Pictures stay out of the copy; set down each line of the listing below exactly.

##### MATERIAL

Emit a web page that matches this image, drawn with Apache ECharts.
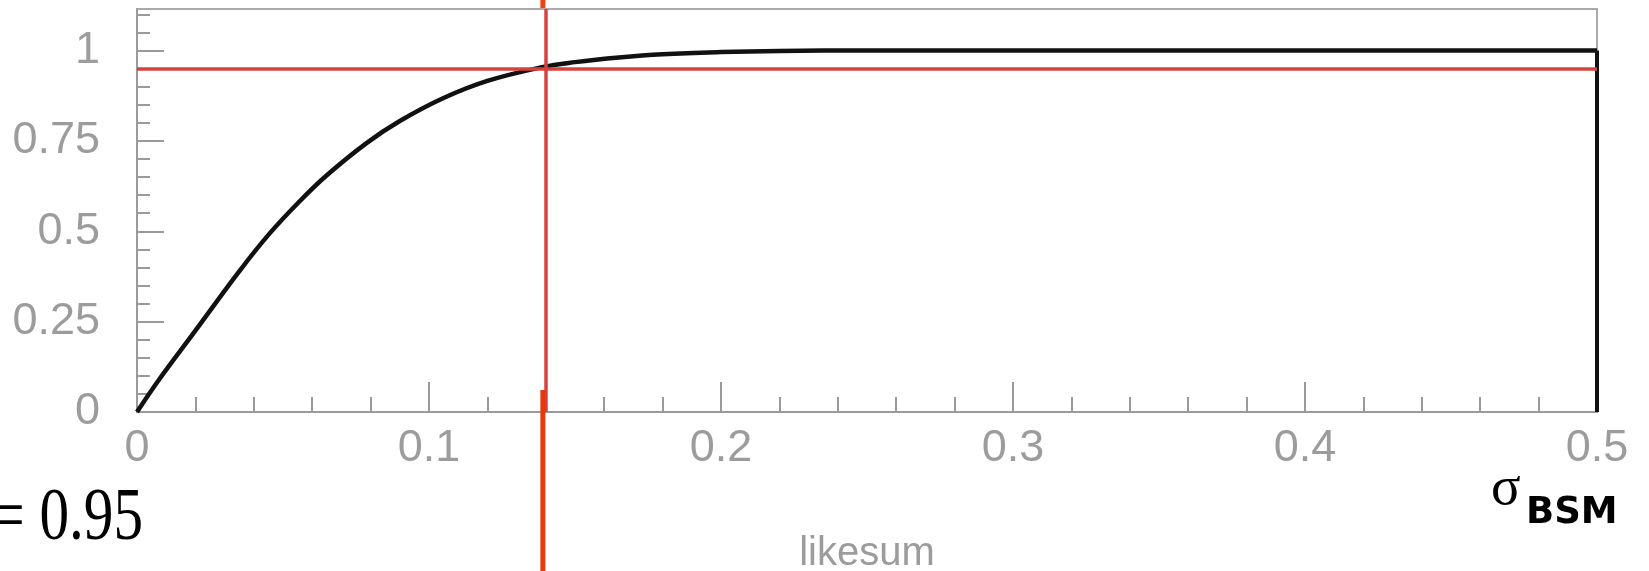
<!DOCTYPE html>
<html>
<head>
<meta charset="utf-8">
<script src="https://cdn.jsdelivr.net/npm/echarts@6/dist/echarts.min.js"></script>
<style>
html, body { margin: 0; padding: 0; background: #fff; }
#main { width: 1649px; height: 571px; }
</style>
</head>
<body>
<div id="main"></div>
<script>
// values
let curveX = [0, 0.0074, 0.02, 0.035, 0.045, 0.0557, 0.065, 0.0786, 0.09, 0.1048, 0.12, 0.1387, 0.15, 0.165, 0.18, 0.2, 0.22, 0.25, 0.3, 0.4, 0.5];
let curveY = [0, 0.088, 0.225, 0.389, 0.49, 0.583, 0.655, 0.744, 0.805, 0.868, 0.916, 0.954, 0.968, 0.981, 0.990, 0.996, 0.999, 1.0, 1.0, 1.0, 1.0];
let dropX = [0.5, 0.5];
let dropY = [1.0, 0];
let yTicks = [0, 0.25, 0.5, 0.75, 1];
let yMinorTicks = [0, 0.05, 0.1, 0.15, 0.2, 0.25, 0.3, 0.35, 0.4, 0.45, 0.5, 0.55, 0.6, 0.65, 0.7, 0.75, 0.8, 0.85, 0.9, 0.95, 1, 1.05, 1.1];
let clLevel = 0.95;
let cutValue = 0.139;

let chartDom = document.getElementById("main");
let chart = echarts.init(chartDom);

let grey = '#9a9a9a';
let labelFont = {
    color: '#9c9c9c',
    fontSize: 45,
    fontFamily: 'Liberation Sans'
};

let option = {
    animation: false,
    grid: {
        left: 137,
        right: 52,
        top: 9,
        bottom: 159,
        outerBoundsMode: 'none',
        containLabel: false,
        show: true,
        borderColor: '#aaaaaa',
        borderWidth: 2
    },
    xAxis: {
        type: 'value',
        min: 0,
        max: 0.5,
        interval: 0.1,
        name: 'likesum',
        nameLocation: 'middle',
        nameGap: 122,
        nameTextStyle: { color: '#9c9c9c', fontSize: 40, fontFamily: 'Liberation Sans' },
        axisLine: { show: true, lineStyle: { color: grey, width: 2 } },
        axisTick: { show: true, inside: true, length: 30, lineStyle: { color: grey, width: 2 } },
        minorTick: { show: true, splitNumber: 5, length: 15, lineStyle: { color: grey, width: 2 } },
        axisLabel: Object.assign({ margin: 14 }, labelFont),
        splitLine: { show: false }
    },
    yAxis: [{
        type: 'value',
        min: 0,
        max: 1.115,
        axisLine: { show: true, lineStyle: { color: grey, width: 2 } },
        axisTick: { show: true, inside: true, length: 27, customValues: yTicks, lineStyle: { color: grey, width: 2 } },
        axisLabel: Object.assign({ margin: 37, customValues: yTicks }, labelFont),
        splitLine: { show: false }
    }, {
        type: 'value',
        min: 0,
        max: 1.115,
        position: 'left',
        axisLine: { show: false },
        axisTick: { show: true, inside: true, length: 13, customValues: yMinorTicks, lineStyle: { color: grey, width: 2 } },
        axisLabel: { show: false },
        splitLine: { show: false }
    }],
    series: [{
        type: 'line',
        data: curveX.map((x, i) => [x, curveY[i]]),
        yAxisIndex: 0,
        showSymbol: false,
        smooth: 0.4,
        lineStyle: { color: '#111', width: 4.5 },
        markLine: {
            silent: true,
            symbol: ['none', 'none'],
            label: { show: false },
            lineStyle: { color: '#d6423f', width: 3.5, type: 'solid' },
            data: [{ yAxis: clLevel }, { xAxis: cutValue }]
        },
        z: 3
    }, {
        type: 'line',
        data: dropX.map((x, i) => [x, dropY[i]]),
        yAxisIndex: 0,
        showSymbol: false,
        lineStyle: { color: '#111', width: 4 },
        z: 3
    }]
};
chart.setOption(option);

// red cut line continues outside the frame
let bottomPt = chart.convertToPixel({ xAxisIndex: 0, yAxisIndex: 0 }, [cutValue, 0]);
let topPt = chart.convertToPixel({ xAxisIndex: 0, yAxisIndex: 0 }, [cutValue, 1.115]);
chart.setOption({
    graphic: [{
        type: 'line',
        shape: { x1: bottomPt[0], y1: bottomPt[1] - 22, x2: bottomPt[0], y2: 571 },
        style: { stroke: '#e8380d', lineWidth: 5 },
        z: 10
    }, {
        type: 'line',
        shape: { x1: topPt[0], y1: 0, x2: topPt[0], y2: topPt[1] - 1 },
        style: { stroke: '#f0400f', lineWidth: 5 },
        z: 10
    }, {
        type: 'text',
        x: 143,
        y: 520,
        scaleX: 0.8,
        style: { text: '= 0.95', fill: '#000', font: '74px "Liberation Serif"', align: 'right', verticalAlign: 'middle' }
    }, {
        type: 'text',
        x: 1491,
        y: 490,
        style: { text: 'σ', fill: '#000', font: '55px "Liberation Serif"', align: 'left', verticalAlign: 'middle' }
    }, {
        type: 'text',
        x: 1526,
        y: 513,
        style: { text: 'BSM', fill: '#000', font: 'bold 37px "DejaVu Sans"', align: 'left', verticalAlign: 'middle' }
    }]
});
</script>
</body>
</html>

##########

- _TASK SOLUTION_
Emit a web page that matches this image, drawn with Apache ECharts.
<!DOCTYPE html>
<html>
<head>
<meta charset="utf-8">
<script src="https://cdn.jsdelivr.net/npm/echarts@6/dist/echarts.min.js"></script>
<style>
html, body { margin: 0; padding: 0; background: #fff; }
#main { width: 1649px; height: 571px; }
</style>
</head>
<body>
<div id="main"></div>
<script>
// values
let curveX = [0, 0.0074, 0.02, 0.035, 0.045, 0.0557, 0.065, 0.0786, 0.09, 0.1048, 0.12, 0.1387, 0.15, 0.165, 0.18, 0.2, 0.22, 0.25, 0.3, 0.4, 0.5];
let curveY = [0, 0.088, 0.225, 0.389, 0.49, 0.583, 0.655, 0.744, 0.805, 0.868, 0.916, 0.954, 0.968, 0.981, 0.990, 0.996, 0.999, 1.0, 1.0, 1.0, 1.0];
let dropX = [0.5, 0.5];
let dropY = [1.0, 0];
let yTicks = [0, 0.25, 0.5, 0.75, 1];
let yMinorTicks = [0, 0.05, 0.1, 0.15, 0.2, 0.25, 0.3, 0.35, 0.4, 0.45, 0.5, 0.55, 0.6, 0.65, 0.7, 0.75, 0.8, 0.85, 0.9, 0.95, 1, 1.05, 1.1];
let clLevel = 0.95;
let cutValue = 0.139;

let chartDom = document.getElementById("main");
let chart = echarts.init(chartDom);

let grey = '#9a9a9a';
let labelFont = {
    color: '#9c9c9c',
    fontSize: 45,
    fontFamily: 'Liberation Sans'
};

let option = {
    animation: false,
    grid: {
        left: 137,
        right: 52,
        top: 9,
        bottom: 159,
        outerBoundsMode: 'none',
        containLabel: false,
        show: true,
        borderColor: '#aaaaaa',
        borderWidth: 2
    },
    xAxis: {
        type: 'value',
        min: 0,
        max: 0.5,
        interval: 0.1,
        name: 'likesum',
        nameLocation: 'middle',
        nameGap: 122,
        nameTextStyle: { color: '#9c9c9c', fontSize: 40, fontFamily: 'Liberation Sans' },
        axisLine: { show: true, lineStyle: { color: grey, width: 2 } },
        axisTick: { show: true, inside: true, length: 30, lineStyle: { color: grey, width: 2 } },
        minorTick: { show: true, splitNumber: 5, length: 15, lineStyle: { color: grey, width: 2 } },
        axisLabel: Object.assign({ margin: 14 }, labelFont),
        splitLine: { show: false }
    },
    yAxis: [{
        type: 'value',
        min: 0,
        max: 1.115,
        axisLine: { show: true, lineStyle: { color: grey, width: 2 } },
        axisTick: { show: true, inside: true, length: 27, customValues: yTicks, lineStyle: { color: grey, width: 2 } },
        axisLabel: Object.assign({ margin: 37, customValues: yTicks }, labelFont),
        splitLine: { show: false }
    }, {
        type: 'value',
        min: 0,
        max: 1.115,
        position: 'left',
        axisLine: { show: false },
        axisTick: { show: true, inside: true, length: 13, customValues: yMinorTicks, lineStyle: { color: grey, width: 2 } },
        axisLabel: { show: false },
        splitLine: { show: false }
    }],
    series: [{
        type: 'line',
        data: curveX.map((x, i) => [x, curveY[i]]),
        yAxisIndex: 0,
        showSymbol: false,
        smooth: 0.4,
        lineStyle: { color: '#111', width: 4.5 },
        markLine: {
            silent: true,
            symbol: ['none', 'none'],
            label: { show: false },
            lineStyle: { color: '#d6423f', width: 3.5, type: 'solid' },
            data: [{ yAxis: clLevel }, { xAxis: cutValue }]
        },
        z: 3
    }, {
        type: 'line',
        data: dropX.map((x, i) => [x, dropY[i]]),
        yAxisIndex: 0,
        showSymbol: false,
        lineStyle: { color: '#111', width: 4 },
        z: 3
    }]
};
chart.setOption(option);

// red cut line continues outside the frame
let bottomPt = chart.convertToPixel({ xAxisIndex: 0, yAxisIndex: 0 }, [cutValue, 0]);
let topPt = chart.convertToPixel({ xAxisIndex: 0, yAxisIndex: 0 }, [cutValue, 1.115]);
chart.setOption({
    graphic: [{
        type: 'line',
        shape: { x1: bottomPt[0], y1: bottomPt[1] - 22, x2: bottomPt[0], y2: 571 },
        style: { stroke: '#e8380d', lineWidth: 5 },
        z: 10
    }, {
        type: 'line',
        shape: { x1: topPt[0], y1: 0, x2: topPt[0], y2: topPt[1] - 1 },
        style: { stroke: '#f0400f', lineWidth: 5 },
        z: 10
    }, {
        type: 'text',
        x: 143,
        y: 520,
        scaleX: 0.8,
        style: { text: '= 0.95', fill: '#000', font: '74px "Liberation Serif"', align: 'right', verticalAlign: 'middle' }
    }, {
        type: 'text',
        x: 1491,
        y: 490,
        style: { text: 'σ', fill: '#000', font: '55px "Liberation Serif"', align: 'left', verticalAlign: 'middle' }
    }, {
        type: 'text',
        x: 1526,
        y: 513,
        style: { text: 'BSM', fill: '#000', font: 'bold 37px "DejaVu Sans"', align: 'left', verticalAlign: 'middle' }
    }]
});
</script>
</body>
</html>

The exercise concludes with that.